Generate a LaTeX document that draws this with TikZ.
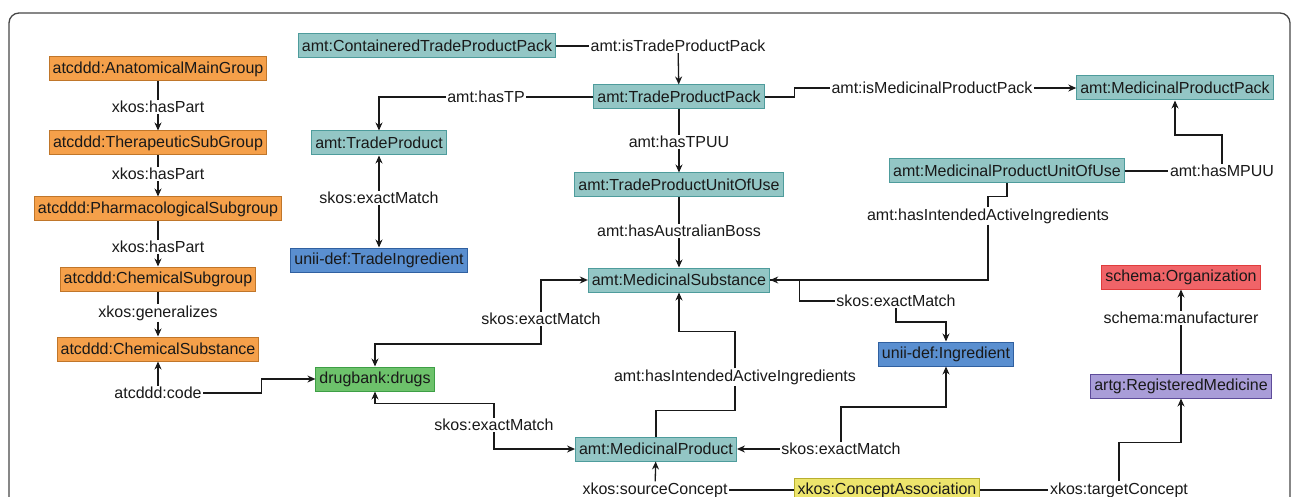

· · · · ·

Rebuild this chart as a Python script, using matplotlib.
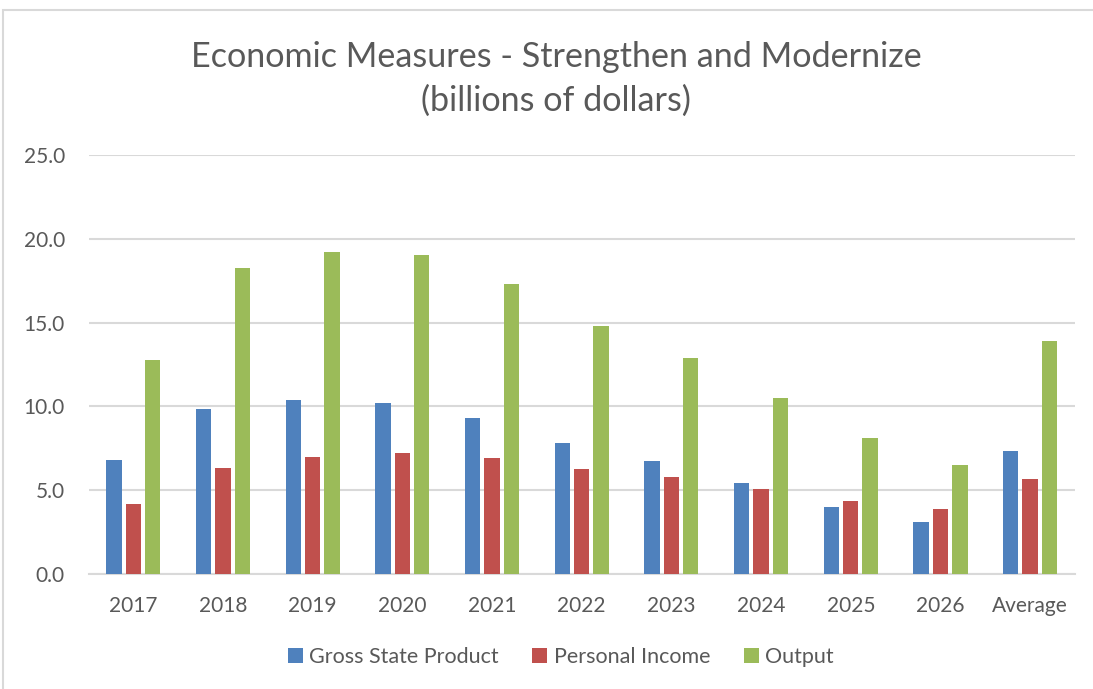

· · · · ·

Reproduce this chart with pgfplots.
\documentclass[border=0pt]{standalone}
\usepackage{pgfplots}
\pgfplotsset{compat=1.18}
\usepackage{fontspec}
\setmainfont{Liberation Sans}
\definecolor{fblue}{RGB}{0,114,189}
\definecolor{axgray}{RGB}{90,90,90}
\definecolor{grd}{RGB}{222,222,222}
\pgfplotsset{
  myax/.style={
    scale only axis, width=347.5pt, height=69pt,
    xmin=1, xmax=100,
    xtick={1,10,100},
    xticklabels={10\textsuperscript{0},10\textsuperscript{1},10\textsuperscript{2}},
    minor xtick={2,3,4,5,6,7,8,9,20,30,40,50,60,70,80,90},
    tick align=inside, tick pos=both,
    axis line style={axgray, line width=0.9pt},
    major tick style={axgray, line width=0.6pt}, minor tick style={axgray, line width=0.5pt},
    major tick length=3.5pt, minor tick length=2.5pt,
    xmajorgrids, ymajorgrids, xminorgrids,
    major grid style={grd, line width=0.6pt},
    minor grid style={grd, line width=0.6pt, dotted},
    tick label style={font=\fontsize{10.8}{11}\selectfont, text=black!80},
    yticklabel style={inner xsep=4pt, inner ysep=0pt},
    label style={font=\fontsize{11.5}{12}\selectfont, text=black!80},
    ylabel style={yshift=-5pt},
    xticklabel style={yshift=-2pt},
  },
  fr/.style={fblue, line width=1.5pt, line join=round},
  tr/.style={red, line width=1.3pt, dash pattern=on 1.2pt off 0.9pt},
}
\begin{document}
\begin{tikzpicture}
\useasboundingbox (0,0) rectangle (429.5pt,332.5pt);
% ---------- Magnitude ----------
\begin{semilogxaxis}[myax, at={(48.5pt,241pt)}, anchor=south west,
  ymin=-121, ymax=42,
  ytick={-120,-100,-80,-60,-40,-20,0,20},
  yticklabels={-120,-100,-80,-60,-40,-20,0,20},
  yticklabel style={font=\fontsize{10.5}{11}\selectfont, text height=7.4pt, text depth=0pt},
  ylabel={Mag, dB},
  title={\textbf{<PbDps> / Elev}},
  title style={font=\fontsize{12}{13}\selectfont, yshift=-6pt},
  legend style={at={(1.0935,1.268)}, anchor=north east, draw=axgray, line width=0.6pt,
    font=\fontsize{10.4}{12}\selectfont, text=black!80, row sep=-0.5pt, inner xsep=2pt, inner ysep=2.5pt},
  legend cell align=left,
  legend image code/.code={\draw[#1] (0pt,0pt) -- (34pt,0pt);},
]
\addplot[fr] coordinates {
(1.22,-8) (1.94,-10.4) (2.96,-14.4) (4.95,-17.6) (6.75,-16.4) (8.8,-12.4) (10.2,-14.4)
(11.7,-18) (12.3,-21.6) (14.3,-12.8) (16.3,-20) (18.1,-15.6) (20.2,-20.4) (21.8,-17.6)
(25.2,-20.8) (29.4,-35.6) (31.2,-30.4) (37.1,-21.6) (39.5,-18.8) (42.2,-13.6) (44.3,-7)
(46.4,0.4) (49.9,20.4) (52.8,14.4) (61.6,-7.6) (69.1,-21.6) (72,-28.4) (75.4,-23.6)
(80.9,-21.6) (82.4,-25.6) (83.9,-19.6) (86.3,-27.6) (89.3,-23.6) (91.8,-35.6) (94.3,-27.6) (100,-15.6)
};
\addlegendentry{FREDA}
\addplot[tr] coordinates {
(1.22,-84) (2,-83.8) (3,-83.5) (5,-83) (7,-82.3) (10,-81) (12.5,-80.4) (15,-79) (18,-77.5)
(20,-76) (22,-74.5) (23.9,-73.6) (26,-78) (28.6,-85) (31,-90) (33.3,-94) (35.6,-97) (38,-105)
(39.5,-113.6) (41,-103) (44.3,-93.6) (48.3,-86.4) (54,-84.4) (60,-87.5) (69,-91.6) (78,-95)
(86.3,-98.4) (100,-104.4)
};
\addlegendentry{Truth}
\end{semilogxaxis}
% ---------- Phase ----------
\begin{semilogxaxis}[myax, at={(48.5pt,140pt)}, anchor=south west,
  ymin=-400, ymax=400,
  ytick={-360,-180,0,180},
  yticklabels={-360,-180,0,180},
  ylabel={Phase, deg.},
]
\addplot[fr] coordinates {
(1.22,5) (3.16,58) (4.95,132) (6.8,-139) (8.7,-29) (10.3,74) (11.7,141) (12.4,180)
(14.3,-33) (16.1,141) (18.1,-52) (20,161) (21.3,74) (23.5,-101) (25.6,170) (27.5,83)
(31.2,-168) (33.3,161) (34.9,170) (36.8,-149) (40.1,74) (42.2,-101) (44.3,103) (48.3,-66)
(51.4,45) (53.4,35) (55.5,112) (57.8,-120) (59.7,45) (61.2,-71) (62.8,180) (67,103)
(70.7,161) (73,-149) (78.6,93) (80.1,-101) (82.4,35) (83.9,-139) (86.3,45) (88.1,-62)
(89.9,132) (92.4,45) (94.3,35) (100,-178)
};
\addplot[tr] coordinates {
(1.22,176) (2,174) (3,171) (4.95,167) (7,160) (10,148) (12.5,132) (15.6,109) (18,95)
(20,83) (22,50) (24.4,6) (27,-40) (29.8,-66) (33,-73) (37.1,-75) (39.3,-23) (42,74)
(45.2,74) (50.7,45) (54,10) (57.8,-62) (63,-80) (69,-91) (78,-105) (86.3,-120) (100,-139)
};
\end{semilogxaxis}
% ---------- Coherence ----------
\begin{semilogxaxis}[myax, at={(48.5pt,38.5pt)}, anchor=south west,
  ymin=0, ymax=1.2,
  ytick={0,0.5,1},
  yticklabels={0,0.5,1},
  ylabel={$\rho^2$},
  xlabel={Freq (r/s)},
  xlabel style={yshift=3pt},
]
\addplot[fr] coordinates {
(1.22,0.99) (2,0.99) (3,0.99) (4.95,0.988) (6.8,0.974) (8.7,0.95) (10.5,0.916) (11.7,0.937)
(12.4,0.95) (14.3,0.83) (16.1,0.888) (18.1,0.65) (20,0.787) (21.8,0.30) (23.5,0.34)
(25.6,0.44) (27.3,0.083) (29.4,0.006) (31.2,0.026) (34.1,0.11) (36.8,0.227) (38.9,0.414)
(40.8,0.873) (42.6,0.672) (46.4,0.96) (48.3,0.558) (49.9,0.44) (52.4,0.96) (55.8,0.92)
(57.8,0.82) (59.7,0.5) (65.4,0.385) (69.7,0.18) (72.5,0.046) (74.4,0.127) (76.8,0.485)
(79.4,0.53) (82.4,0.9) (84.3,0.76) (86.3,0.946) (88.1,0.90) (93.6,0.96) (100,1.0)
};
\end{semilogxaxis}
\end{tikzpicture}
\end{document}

· · · · ·

TASK TO COMPLETE:
Tally the lines of the records holding the word "chart", then give only the resulting number.

REPLY TO THE EXERCISE:
2